◆ **What you should do**
Repeat the listing word for word. No pictures belong in the copy.

◆ **Information shown**
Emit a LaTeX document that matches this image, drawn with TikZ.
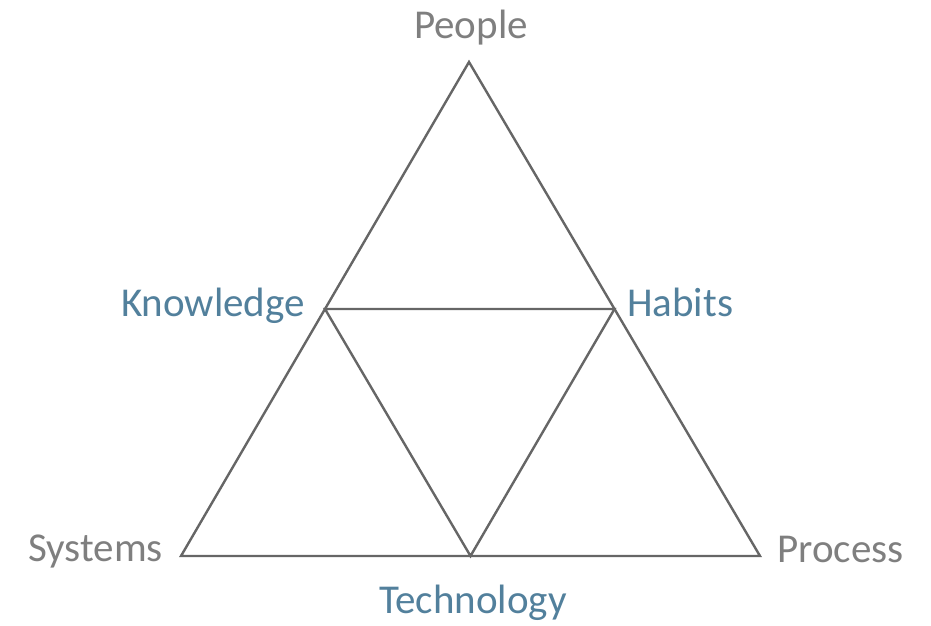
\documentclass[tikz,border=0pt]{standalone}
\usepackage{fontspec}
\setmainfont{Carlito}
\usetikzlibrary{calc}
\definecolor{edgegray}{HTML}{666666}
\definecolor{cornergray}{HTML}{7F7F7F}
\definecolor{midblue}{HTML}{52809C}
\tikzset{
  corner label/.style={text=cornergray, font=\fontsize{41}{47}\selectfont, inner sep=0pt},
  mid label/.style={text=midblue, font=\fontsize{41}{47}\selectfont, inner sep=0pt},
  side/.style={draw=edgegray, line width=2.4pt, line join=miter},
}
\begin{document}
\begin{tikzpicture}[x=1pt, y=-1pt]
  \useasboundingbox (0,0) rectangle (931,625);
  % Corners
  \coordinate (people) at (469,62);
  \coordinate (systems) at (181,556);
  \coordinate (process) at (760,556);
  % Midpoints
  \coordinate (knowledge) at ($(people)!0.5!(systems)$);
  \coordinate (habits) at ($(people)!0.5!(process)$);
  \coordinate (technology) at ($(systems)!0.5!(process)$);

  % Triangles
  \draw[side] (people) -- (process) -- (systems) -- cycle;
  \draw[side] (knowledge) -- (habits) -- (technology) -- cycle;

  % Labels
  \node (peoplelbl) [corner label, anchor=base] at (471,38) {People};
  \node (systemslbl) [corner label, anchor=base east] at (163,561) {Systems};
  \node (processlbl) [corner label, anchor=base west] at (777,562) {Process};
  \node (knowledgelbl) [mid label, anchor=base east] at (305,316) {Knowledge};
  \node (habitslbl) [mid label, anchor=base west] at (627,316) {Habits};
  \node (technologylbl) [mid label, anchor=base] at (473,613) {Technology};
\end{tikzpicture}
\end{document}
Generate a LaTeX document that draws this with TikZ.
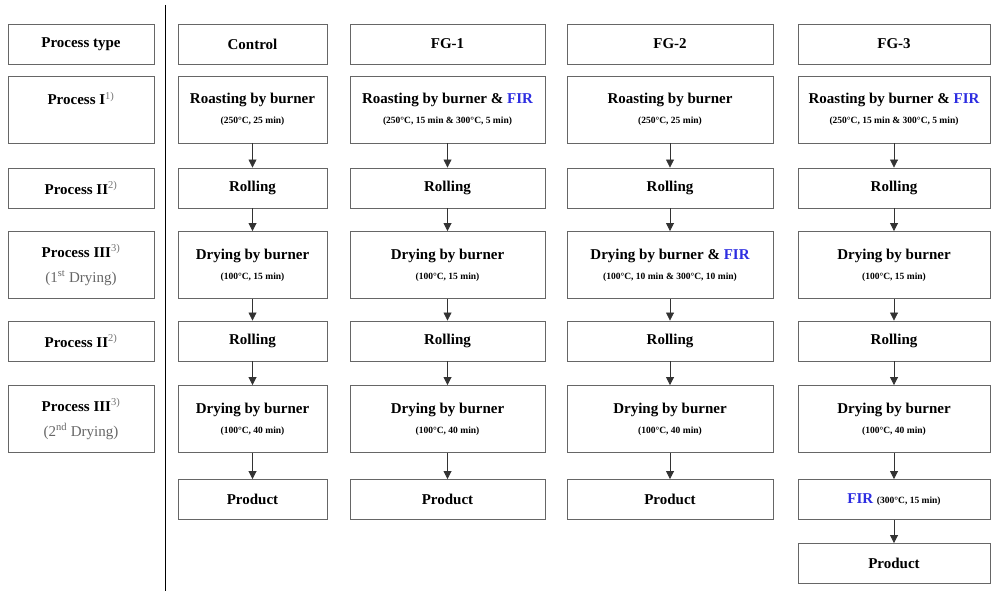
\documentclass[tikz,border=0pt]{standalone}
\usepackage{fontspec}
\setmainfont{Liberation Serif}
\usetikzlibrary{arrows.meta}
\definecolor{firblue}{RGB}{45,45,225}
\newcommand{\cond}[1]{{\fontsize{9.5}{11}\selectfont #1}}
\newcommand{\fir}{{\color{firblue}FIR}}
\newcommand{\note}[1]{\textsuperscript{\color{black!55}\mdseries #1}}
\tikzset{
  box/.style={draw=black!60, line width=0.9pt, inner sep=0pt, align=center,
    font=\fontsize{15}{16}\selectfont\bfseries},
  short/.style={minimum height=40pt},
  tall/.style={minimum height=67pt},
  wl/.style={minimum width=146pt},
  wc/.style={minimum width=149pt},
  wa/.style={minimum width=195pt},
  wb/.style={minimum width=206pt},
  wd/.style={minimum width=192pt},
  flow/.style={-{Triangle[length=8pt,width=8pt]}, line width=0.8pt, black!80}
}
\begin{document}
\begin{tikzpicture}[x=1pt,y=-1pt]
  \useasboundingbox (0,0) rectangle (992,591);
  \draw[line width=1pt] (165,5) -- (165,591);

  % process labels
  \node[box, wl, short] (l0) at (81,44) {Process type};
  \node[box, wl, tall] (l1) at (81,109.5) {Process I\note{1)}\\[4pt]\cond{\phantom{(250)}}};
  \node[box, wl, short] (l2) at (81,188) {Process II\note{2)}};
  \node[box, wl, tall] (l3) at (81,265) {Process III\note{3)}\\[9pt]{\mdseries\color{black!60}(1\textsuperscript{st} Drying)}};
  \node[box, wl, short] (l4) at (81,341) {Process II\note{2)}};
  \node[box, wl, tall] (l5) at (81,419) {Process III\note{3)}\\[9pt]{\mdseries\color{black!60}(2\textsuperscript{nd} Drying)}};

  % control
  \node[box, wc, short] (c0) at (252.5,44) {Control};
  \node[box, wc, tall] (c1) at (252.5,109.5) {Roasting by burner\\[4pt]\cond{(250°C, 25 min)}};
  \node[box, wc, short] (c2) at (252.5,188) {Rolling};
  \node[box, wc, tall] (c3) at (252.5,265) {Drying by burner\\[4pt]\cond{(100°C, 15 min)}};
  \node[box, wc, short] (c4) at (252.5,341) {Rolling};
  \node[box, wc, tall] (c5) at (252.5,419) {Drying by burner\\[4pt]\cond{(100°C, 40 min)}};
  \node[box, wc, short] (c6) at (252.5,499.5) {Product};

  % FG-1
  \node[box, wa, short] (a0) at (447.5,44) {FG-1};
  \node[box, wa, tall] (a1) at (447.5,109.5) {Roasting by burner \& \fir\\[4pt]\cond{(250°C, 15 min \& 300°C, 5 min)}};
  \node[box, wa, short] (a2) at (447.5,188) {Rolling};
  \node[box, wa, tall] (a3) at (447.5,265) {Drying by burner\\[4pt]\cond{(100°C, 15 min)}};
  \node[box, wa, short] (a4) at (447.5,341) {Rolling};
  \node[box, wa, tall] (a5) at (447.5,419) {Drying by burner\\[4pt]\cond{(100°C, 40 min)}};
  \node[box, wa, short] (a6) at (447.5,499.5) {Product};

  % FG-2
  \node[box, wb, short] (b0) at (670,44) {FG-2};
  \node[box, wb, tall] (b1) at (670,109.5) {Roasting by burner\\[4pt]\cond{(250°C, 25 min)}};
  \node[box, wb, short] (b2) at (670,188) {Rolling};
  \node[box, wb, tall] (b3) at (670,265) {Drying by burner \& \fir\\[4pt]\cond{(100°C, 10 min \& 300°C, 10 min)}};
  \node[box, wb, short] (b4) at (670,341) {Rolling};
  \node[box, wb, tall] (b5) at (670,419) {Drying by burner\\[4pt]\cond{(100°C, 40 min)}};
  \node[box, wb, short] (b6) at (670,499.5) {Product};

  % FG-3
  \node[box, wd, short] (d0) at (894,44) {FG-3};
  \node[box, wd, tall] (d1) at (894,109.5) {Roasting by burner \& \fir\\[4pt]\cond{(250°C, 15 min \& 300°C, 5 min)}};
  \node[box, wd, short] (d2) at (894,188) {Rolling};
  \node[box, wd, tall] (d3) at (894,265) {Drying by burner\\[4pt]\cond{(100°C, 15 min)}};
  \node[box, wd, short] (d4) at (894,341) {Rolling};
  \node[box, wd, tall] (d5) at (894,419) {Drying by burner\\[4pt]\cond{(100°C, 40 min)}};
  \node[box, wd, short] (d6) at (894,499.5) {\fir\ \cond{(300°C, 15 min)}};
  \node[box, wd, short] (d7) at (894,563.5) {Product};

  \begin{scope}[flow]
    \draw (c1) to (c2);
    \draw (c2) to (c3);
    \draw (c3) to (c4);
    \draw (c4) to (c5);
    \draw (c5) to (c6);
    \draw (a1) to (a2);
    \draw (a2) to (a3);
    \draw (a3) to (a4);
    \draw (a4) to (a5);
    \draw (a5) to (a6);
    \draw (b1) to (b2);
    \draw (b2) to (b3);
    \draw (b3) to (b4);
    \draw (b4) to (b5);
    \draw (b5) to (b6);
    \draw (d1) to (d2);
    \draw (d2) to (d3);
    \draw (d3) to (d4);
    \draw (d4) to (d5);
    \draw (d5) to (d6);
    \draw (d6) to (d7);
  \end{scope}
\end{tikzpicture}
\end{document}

◆ **Complete response**
Emit a LaTeX document that matches this image, drawn with TikZ.
\documentclass[tikz,border=0pt]{standalone}
\usepackage{fontspec}
\setmainfont{Carlito}
\usetikzlibrary{calc}
\definecolor{edgegray}{HTML}{666666}
\definecolor{cornergray}{HTML}{7F7F7F}
\definecolor{midblue}{HTML}{52809C}
\tikzset{
  corner label/.style={text=cornergray, font=\fontsize{41}{47}\selectfont, inner sep=0pt},
  mid label/.style={text=midblue, font=\fontsize{41}{47}\selectfont, inner sep=0pt},
  side/.style={draw=edgegray, line width=2.4pt, line join=miter},
}
\begin{document}
\begin{tikzpicture}[x=1pt, y=-1pt]
  \useasboundingbox (0,0) rectangle (931,625);
  % Corners
  \coordinate (people) at (469,62);
  \coordinate (systems) at (181,556);
  \coordinate (process) at (760,556);
  % Midpoints
  \coordinate (knowledge) at ($(people)!0.5!(systems)$);
  \coordinate (habits) at ($(people)!0.5!(process)$);
  \coordinate (technology) at ($(systems)!0.5!(process)$);

  % Triangles
  \draw[side] (people) -- (process) -- (systems) -- cycle;
  \draw[side] (knowledge) -- (habits) -- (technology) -- cycle;

  % Labels
  \node (peoplelbl) [corner label, anchor=base] at (471,38) {People};
  \node (systemslbl) [corner label, anchor=base east] at (163,561) {Systems};
  \node (processlbl) [corner label, anchor=base west] at (777,562) {Process};
  \node (knowledgelbl) [mid label, anchor=base east] at (305,316) {Knowledge};
  \node (habitslbl) [mid label, anchor=base west] at (627,316) {Habits};
  \node (technologylbl) [mid label, anchor=base] at (473,613) {Technology};
\end{tikzpicture}
\end{document}
Generate a LaTeX document that draws this with TikZ.
\documentclass[tikz,border=0pt]{standalone}
\usepackage{fontspec}
\setmainfont{Liberation Serif}
\usetikzlibrary{arrows.meta}
\definecolor{firblue}{RGB}{45,45,225}
\newcommand{\cond}[1]{{\fontsize{9.5}{11}\selectfont #1}}
\newcommand{\fir}{{\color{firblue}FIR}}
\newcommand{\note}[1]{\textsuperscript{\color{black!55}\mdseries #1}}
\tikzset{
  box/.style={draw=black!60, line width=0.9pt, inner sep=0pt, align=center,
    font=\fontsize{15}{16}\selectfont\bfseries},
  short/.style={minimum height=40pt},
  tall/.style={minimum height=67pt},
  wl/.style={minimum width=146pt},
  wc/.style={minimum width=149pt},
  wa/.style={minimum width=195pt},
  wb/.style={minimum width=206pt},
  wd/.style={minimum width=192pt},
  flow/.style={-{Triangle[length=8pt,width=8pt]}, line width=0.8pt, black!80}
}
\begin{document}
\begin{tikzpicture}[x=1pt,y=-1pt]
  \useasboundingbox (0,0) rectangle (992,591);
  \draw[line width=1pt] (165,5) -- (165,591);

  % process labels
  \node[box, wl, short] (l0) at (81,44) {Process type};
  \node[box, wl, tall] (l1) at (81,109.5) {Process I\note{1)}\\[4pt]\cond{\phantom{(250)}}};
  \node[box, wl, short] (l2) at (81,188) {Process II\note{2)}};
  \node[box, wl, tall] (l3) at (81,265) {Process III\note{3)}\\[9pt]{\mdseries\color{black!60}(1\textsuperscript{st} Drying)}};
  \node[box, wl, short] (l4) at (81,341) {Process II\note{2)}};
  \node[box, wl, tall] (l5) at (81,419) {Process III\note{3)}\\[9pt]{\mdseries\color{black!60}(2\textsuperscript{nd} Drying)}};

  % control
  \node[box, wc, short] (c0) at (252.5,44) {Control};
  \node[box, wc, tall] (c1) at (252.5,109.5) {Roasting by burner\\[4pt]\cond{(250°C, 25 min)}};
  \node[box, wc, short] (c2) at (252.5,188) {Rolling};
  \node[box, wc, tall] (c3) at (252.5,265) {Drying by burner\\[4pt]\cond{(100°C, 15 min)}};
  \node[box, wc, short] (c4) at (252.5,341) {Rolling};
  \node[box, wc, tall] (c5) at (252.5,419) {Drying by burner\\[4pt]\cond{(100°C, 40 min)}};
  \node[box, wc, short] (c6) at (252.5,499.5) {Product};

  % FG-1
  \node[box, wa, short] (a0) at (447.5,44) {FG-1};
  \node[box, wa, tall] (a1) at (447.5,109.5) {Roasting by burner \& \fir\\[4pt]\cond{(250°C, 15 min \& 300°C, 5 min)}};
  \node[box, wa, short] (a2) at (447.5,188) {Rolling};
  \node[box, wa, tall] (a3) at (447.5,265) {Drying by burner\\[4pt]\cond{(100°C, 15 min)}};
  \node[box, wa, short] (a4) at (447.5,341) {Rolling};
  \node[box, wa, tall] (a5) at (447.5,419) {Drying by burner\\[4pt]\cond{(100°C, 40 min)}};
  \node[box, wa, short] (a6) at (447.5,499.5) {Product};

  % FG-2
  \node[box, wb, short] (b0) at (670,44) {FG-2};
  \node[box, wb, tall] (b1) at (670,109.5) {Roasting by burner\\[4pt]\cond{(250°C, 25 min)}};
  \node[box, wb, short] (b2) at (670,188) {Rolling};
  \node[box, wb, tall] (b3) at (670,265) {Drying by burner \& \fir\\[4pt]\cond{(100°C, 10 min \& 300°C, 10 min)}};
  \node[box, wb, short] (b4) at (670,341) {Rolling};
  \node[box, wb, tall] (b5) at (670,419) {Drying by burner\\[4pt]\cond{(100°C, 40 min)}};
  \node[box, wb, short] (b6) at (670,499.5) {Product};

  % FG-3
  \node[box, wd, short] (d0) at (894,44) {FG-3};
  \node[box, wd, tall] (d1) at (894,109.5) {Roasting by burner \& \fir\\[4pt]\cond{(250°C, 15 min \& 300°C, 5 min)}};
  \node[box, wd, short] (d2) at (894,188) {Rolling};
  \node[box, wd, tall] (d3) at (894,265) {Drying by burner\\[4pt]\cond{(100°C, 15 min)}};
  \node[box, wd, short] (d4) at (894,341) {Rolling};
  \node[box, wd, tall] (d5) at (894,419) {Drying by burner\\[4pt]\cond{(100°C, 40 min)}};
  \node[box, wd, short] (d6) at (894,499.5) {\fir\ \cond{(300°C, 15 min)}};
  \node[box, wd, short] (d7) at (894,563.5) {Product};

  \begin{scope}[flow]
    \draw (c1) to (c2);
    \draw (c2) to (c3);
    \draw (c3) to (c4);
    \draw (c4) to (c5);
    \draw (c5) to (c6);
    \draw (a1) to (a2);
    \draw (a2) to (a3);
    \draw (a3) to (a4);
    \draw (a4) to (a5);
    \draw (a5) to (a6);
    \draw (b1) to (b2);
    \draw (b2) to (b3);
    \draw (b3) to (b4);
    \draw (b4) to (b5);
    \draw (b5) to (b6);
    \draw (d1) to (d2);
    \draw (d2) to (d3);
    \draw (d3) to (d4);
    \draw (d4) to (d5);
    \draw (d5) to (d6);
    \draw (d6) to (d7);
  \end{scope}
\end{tikzpicture}
\end{document}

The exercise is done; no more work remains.